Joe Hisaishi est un compositeur heureux, il travaille avec les deux plus grands cinéastes japonais actuels, Takeshi Kitano bien sûr, mais aussi l’extraordinaire « Disney nippon » Miyazaki. Fait assez rare dans l’histoire du cinéma, la musique de Hisaishi est désormais indissociable des films de deux auteurs aux univers pourtant très différents. Et que ce soit pour illustrer les polars mélancolico-burlesques de Kitano ou les longs métrages d’animation bucoliques de Miyazaki, Hisaishi reste fidèle à lui-même et immédiatement reconnaissable. Toujours porté sur son péché mignon, les mélodies mélo et enfantines, Hisaishi nous dévoile avec Mon voisin Totoro et Princesse Mononoké deux facettes de son savoir-faire et de son talent.

La bande originale de Totoro, plus minimaliste et plus enjouée, mélange savamment instruments acoustiques et électroniques pour souligner l’aspect comique et bon enfant de ce petit conte écologique. Fanfares synthétiques, cuivres empesés et « chansonnettes japoniaises » (voir l’hilarante comptine du générique du début) cèdent toutefois la place aux mélodies plus classiques gorgées de violons sanglotants pour les quelques -rares- moments dramatiques ou contemplatifs du film. On retiendra surtout le morceau accompagnant l’arrivée des deux petites filles à la campagne, qui n’est pas sans rappeler les envolées lyrico-pionnières d’un Van Dyke Parks (qu’on retrouve aussi dans l’épisode final du Chat-Bus) et la magnifique chanson L’Enfant perdu. Pour les scènes d’inspiration onirique ou fantastique, Hisaishi se lance dans d’improbables collages électroniques avant-gardistes (l’épisode dit des « boules de suie ») et bruitistes, à la manière de Philip Glass, avec parfois une légère pointe de folklorique pour un film somme toute d’obédience relativement shintoïste.
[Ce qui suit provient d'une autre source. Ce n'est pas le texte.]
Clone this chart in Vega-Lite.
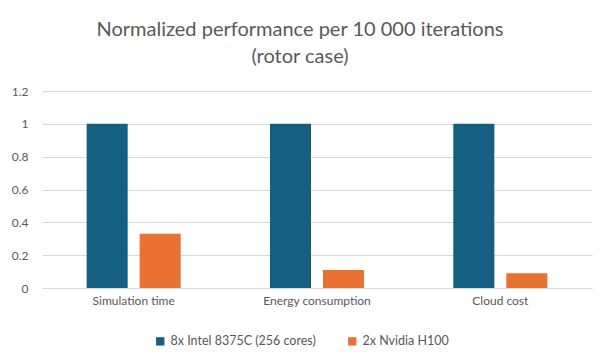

Une obédience nettement plus marquée dans Princesse Mononoké, le chef-d’œuvre de Miyazaki, situé en plein Japon médiéval, nourri de légendes naturalistes et des propres obsessions de son auteur -un écologisme lucide sur la violence de la nature et dénué de toute niaiserie. Le travail de Hisaishi y est nettement plus conséquent -le film dure plus de deux heures-, plus cohérent et plus classique, finalement. Mais si on frôle parfois le modèle impérialiste hollywoodien à la John Williams, Hisaishi sait rester sur le fil du rasoir et conserver sa personnalité. Plus difficile à apprécier sans son support visuel, la musique de Princesse Mononoké fait pourtant remonter à nos esprits les souvenirs des paysages grandioses du film, de grandes vallées verdoyantes et d’immenses forêts impénétrables. Principalement composée de grandes envolées lyriques et tire-larmes, la bande-son de Mononoké reprend toutefois une partie du système de Totoro.

Logique, les deux films reprennent, l’un sur un mode apaisé, l’autre sur un mode violent et épique, le même thème de l’antagonisme entre l’homme et la nature. Ainsi, Hisaishi se permet une nouvelle fois, à de plus rares occasions, des compositions électroniques bizarroïdes, pour illustrer les moments du film les plus oniriques (l’apparition des Kodama, « esprits des arbres »). Mais l’ambiance générale se partage entre grandes compositions orchestrales (avec une fois de plus, une prépondérance des cuivres, cette fois-ci, nettement plus inquiétants) et saillies folklo-historiques (la chanson traditionaliste des femmes Tatara). Moins libre et diversifiée que celle de Totoro, la musique de Mononoké est nettement plus émotionnelle et regorge de petits bijoux mélodiques et romanesques.
Deux bandes originales différentes à la première écoute, mais finalement très semblables dans leurs arrangements et leur manière sensible d’illustrer les diverses émotions offertes par les deux plus grands longs métrages d’animation japonaise de la décennie.